→ **GIVEN INSTRUCTION**
Copy exactly the lines that run from the top of the listing to the line containing "const bandTopT = 1880;", both ends included, and omit the pictures.

→ **SOURCE RECORDS**
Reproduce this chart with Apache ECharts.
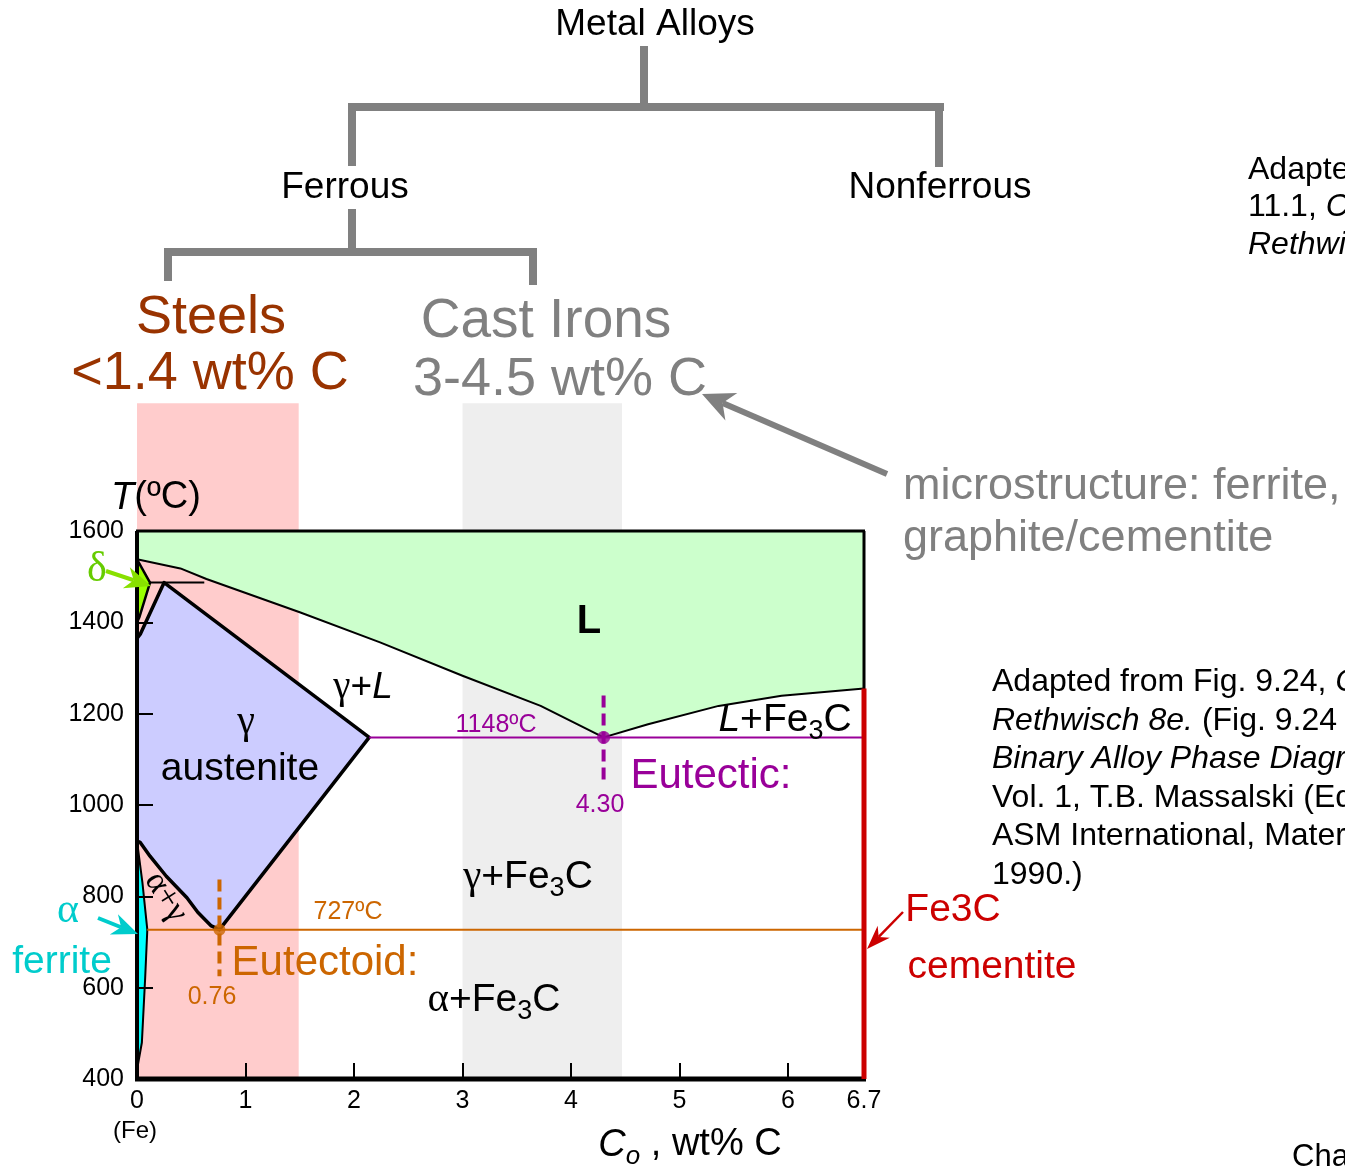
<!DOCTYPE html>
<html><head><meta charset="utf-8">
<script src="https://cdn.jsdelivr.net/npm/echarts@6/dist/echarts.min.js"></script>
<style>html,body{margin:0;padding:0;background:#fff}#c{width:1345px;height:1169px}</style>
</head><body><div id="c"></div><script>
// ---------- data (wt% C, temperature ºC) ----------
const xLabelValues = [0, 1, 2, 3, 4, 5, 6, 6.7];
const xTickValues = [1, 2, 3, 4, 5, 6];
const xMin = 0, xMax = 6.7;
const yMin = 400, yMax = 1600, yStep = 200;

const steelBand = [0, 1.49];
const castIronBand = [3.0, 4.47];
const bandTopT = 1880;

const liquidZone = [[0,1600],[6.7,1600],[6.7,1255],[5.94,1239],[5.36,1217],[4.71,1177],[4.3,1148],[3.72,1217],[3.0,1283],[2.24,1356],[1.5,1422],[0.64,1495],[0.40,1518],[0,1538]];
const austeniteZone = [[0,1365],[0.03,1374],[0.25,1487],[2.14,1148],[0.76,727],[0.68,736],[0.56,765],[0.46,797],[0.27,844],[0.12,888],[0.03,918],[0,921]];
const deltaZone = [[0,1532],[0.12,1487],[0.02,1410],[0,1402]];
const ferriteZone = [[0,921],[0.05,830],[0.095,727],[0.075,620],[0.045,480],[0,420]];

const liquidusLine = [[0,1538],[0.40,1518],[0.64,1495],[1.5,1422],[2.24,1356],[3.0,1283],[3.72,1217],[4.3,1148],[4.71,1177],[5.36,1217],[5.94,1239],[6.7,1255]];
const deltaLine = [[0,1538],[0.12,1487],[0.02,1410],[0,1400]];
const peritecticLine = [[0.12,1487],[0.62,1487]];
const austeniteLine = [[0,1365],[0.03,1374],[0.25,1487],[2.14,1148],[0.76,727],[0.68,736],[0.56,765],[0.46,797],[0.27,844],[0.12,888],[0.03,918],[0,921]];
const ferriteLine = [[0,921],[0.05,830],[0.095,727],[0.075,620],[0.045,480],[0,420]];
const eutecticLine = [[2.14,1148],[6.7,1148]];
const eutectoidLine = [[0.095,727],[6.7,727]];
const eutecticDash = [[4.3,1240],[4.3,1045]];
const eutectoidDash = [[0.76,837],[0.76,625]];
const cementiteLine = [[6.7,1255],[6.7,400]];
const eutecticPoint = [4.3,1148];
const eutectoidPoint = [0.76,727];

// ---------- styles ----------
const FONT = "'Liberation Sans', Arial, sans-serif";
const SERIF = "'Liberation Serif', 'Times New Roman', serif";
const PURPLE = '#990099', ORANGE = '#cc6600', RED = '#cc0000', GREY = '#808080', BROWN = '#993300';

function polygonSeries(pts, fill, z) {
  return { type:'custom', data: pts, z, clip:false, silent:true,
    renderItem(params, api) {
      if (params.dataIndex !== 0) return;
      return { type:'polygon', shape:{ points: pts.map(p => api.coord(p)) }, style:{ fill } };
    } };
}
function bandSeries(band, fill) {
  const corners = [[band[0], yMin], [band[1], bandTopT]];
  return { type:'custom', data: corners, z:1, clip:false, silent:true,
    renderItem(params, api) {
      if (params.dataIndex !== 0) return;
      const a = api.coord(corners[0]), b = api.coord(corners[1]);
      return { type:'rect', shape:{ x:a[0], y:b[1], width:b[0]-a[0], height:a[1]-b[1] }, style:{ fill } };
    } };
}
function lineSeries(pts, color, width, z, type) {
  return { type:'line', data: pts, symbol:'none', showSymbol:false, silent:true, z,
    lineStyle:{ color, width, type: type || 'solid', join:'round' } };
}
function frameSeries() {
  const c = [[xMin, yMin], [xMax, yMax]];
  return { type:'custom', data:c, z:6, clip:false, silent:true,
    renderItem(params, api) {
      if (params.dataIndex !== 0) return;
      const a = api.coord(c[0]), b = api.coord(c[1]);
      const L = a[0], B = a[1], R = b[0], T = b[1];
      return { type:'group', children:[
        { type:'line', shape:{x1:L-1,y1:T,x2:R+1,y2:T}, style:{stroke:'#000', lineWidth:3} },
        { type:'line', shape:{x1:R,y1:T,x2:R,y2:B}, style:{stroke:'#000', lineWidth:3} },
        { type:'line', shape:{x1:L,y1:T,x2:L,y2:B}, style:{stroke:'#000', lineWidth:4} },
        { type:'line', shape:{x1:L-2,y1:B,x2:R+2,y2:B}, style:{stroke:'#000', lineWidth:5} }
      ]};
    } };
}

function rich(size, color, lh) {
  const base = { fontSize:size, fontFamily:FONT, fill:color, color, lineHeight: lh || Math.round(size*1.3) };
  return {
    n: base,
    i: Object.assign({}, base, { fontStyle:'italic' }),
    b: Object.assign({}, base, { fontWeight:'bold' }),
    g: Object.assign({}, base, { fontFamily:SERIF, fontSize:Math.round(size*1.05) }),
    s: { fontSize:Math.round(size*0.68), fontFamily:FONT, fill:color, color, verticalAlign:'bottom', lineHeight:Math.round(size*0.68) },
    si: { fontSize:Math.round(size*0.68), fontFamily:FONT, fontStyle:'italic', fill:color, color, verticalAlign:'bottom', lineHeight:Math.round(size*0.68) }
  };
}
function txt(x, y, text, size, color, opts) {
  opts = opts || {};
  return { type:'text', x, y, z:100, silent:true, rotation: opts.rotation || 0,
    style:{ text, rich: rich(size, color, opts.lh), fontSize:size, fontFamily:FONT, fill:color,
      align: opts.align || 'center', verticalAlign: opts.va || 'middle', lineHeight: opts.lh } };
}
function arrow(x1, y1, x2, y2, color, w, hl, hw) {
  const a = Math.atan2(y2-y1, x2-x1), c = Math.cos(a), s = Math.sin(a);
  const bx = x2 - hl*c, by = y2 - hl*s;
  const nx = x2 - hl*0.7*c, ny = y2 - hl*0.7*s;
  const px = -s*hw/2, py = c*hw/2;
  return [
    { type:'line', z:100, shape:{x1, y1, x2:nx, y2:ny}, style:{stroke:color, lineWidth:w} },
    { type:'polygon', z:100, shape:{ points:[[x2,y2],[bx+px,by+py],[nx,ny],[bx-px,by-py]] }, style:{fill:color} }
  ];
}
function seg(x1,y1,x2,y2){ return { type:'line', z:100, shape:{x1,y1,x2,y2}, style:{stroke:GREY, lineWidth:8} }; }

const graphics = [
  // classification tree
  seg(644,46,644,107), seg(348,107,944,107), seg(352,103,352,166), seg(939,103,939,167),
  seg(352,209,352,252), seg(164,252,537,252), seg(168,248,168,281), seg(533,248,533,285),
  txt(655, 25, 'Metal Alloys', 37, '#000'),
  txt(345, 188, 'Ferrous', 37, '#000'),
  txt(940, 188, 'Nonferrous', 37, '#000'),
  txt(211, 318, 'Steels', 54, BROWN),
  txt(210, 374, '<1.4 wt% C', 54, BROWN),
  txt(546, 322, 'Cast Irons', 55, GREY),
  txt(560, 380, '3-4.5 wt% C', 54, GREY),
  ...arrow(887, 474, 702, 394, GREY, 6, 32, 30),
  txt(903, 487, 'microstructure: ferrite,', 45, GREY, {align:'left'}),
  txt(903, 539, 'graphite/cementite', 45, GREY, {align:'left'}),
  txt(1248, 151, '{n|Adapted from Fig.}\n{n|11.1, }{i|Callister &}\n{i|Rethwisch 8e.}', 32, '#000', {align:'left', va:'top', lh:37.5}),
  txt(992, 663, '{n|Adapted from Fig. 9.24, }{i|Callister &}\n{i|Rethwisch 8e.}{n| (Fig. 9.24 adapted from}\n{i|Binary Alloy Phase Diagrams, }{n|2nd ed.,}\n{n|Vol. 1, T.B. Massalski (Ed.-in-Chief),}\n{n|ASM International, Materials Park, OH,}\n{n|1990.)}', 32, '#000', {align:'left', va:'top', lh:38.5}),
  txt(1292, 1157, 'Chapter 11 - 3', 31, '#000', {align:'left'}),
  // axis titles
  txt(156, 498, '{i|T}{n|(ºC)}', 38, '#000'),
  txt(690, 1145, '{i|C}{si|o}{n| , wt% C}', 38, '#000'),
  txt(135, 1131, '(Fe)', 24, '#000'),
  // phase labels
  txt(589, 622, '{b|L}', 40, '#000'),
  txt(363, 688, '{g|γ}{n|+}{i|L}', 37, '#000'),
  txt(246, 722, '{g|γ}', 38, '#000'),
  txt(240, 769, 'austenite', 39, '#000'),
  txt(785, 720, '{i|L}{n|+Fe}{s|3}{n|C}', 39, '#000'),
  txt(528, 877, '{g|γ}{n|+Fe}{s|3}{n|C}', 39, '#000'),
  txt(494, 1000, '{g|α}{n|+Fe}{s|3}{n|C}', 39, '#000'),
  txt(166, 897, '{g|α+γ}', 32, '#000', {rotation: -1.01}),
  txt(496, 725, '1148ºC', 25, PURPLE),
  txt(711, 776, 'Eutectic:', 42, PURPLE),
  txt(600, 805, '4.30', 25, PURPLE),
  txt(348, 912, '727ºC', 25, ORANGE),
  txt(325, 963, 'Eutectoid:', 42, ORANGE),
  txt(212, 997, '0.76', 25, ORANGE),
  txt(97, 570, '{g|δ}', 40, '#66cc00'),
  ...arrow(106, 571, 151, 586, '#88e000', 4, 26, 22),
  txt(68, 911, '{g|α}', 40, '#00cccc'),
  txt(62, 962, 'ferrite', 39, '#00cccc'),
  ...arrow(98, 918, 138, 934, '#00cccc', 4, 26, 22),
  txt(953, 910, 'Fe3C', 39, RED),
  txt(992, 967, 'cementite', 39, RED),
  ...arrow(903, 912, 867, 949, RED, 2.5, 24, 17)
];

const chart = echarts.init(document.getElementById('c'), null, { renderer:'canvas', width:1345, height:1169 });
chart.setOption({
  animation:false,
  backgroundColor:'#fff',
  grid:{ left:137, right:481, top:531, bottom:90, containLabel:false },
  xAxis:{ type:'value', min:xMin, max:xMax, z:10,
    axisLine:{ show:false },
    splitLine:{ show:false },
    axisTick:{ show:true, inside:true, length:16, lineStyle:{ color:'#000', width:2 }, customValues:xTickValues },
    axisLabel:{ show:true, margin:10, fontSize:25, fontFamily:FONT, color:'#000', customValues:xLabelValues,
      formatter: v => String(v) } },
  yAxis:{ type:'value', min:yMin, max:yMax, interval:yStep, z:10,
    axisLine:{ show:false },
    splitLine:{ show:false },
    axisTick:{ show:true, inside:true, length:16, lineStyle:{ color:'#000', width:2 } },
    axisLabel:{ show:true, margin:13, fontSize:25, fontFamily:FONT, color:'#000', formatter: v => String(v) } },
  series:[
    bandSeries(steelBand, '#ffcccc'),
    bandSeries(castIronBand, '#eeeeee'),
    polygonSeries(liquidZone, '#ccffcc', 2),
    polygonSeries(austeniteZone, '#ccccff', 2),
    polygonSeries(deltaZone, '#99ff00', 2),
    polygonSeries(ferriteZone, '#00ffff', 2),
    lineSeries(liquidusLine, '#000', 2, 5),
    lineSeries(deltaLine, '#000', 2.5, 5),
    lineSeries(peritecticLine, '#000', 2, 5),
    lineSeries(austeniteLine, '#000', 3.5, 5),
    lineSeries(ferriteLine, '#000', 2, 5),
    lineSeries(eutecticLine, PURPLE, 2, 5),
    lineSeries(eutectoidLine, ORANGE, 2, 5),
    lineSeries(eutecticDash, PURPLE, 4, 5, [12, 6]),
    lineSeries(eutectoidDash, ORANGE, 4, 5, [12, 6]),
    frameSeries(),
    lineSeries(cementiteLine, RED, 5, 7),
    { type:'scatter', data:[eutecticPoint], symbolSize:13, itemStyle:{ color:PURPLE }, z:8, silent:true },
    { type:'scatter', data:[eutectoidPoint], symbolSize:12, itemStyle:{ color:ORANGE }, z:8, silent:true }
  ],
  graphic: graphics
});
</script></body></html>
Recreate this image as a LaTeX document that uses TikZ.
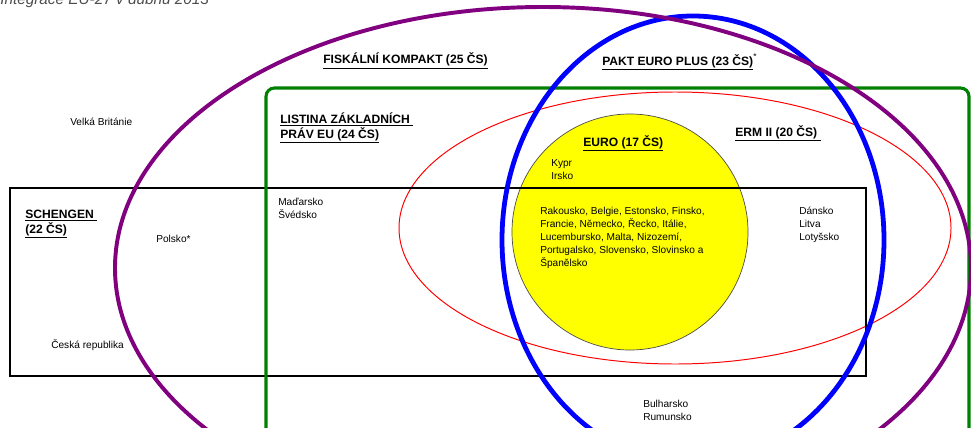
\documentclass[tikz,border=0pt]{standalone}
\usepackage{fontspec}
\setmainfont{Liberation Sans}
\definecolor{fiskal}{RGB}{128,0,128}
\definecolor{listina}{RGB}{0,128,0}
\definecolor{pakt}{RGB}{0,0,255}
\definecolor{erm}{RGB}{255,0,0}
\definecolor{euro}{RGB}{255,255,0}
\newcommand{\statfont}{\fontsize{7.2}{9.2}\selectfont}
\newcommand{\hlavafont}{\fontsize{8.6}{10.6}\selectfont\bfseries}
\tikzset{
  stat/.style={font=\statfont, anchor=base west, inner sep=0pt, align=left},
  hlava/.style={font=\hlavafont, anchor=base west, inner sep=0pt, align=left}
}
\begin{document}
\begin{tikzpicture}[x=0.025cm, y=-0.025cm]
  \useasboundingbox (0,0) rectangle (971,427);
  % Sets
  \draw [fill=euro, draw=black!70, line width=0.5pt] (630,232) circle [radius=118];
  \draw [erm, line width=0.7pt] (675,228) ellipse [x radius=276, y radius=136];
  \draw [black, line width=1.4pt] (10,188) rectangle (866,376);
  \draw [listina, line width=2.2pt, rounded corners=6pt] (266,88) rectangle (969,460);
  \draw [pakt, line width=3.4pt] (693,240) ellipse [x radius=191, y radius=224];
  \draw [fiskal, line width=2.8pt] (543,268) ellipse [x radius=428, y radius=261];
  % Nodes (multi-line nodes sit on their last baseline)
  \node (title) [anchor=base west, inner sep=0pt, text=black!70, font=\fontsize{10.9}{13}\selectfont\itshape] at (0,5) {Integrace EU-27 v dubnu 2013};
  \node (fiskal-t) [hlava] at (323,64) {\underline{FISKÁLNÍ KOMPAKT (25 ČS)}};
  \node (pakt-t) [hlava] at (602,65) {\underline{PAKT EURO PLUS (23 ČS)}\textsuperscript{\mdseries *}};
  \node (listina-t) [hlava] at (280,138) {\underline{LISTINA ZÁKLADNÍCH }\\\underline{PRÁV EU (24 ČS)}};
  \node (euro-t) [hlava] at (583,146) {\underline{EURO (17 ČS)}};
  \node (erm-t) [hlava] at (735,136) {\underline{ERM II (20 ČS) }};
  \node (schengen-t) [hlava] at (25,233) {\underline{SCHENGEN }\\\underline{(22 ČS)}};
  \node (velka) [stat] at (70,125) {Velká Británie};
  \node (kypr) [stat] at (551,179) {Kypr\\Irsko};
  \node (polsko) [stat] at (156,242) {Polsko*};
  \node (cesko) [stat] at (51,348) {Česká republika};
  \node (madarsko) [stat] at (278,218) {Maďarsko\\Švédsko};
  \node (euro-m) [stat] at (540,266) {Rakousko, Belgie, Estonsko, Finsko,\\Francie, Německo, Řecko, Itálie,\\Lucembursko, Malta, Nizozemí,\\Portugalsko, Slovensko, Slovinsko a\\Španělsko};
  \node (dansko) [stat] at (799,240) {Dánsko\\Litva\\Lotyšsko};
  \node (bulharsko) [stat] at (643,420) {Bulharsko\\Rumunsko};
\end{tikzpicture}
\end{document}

→ **TASK OUTPUT**
Reproduce this chart with Apache ECharts.
<!DOCTYPE html>
<html><head><meta charset="utf-8">
<script src="https://cdn.jsdelivr.net/npm/echarts@6/dist/echarts.min.js"></script>
<style>html,body{margin:0;padding:0;background:#fff}#c{width:1345px;height:1169px}</style>
</head><body><div id="c"></div><script>
// ---------- data (wt% C, temperature ºC) ----------
const xLabelValues = [0, 1, 2, 3, 4, 5, 6, 6.7];
const xTickValues = [1, 2, 3, 4, 5, 6];
const xMin = 0, xMax = 6.7;
const yMin = 400, yMax = 1600, yStep = 200;

const steelBand = [0, 1.49];
const castIronBand = [3.0, 4.47];
const bandTopT = 1880;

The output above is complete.